Electric trucks are a wonderful idea, but batteries are heavy, expensive and carbon-intensive. However there is another technology that's been around for over a century: overhead trolley wires. Trolley buses are still used in many cities, which can work effectively because buses follow fixed routes.
Now a test is being done in Germany with hybrid electric-diesel trolleytrucks. They run on electricity from overhead wires on the autobahn, and then switch to diesel when they get off the highway. According to DW,
The test trucks are fitted with batteries and pantographs — sensor-fitted electric pickups — that reach automatically for the overhead cables (poled positive and negative) slung from several hundred masts along the A5's inner-most lanes, even under bridges. Overtaking of other vehicles is intended as well as surplus power being fed back into the grid during braking manoeuvers, according to Hesse Mobil.

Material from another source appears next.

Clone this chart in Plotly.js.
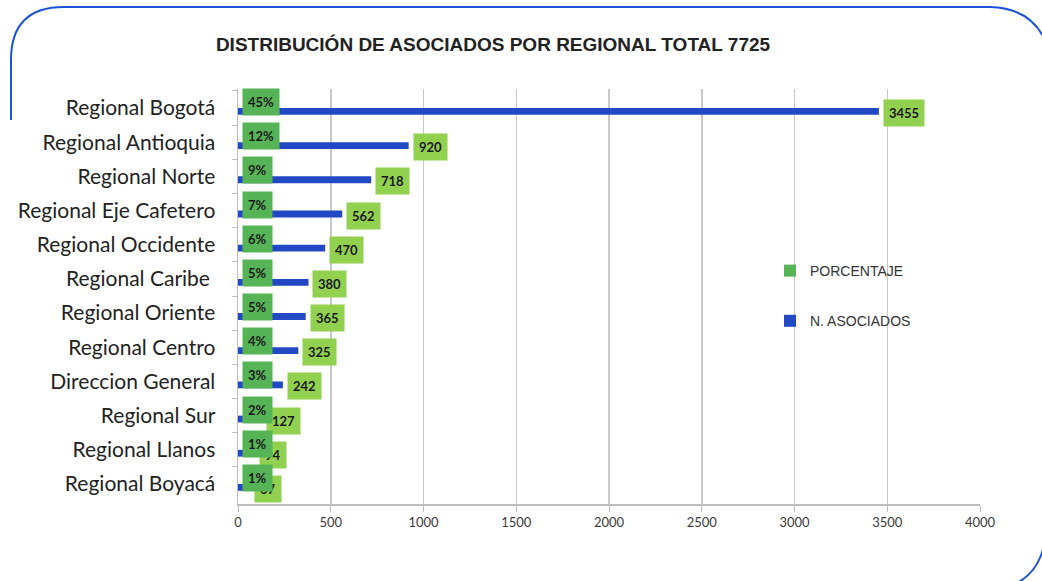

It's a shame about the diesel engines, but they could eventually be all-electric with batteries powering the last mile. If the test is a success, it is estimated that 80 percent of Germany's truck traffic could be electrified. Then trucks would be charging their batteries while they are in the wired sections, needing much smaller battery packs than in the proposed Tesla or Nicola battery powered trucks.
The biggest problem with trolleys has always been the ugly overhead wires, but that's not as big a deal out on the highway. Another problem has been the inability to pass, but making them hybrid or having batteries solves that problem. The final question is whether the source of electricity is carbon-free, which is an issue in Germany right now.
In the past I have wondered why the goal shouldn't be to carry more freight by rail and reduce the need for trucks, but according to DW, the German rail network is already overloaded. So this is a great alternative for carbon-free shipping.
Trolleytrucks are still in use in some parts of the world; they are cheap to operate and easy to maintain. If we are going to electrify everything, perhaps it's time to bring them back.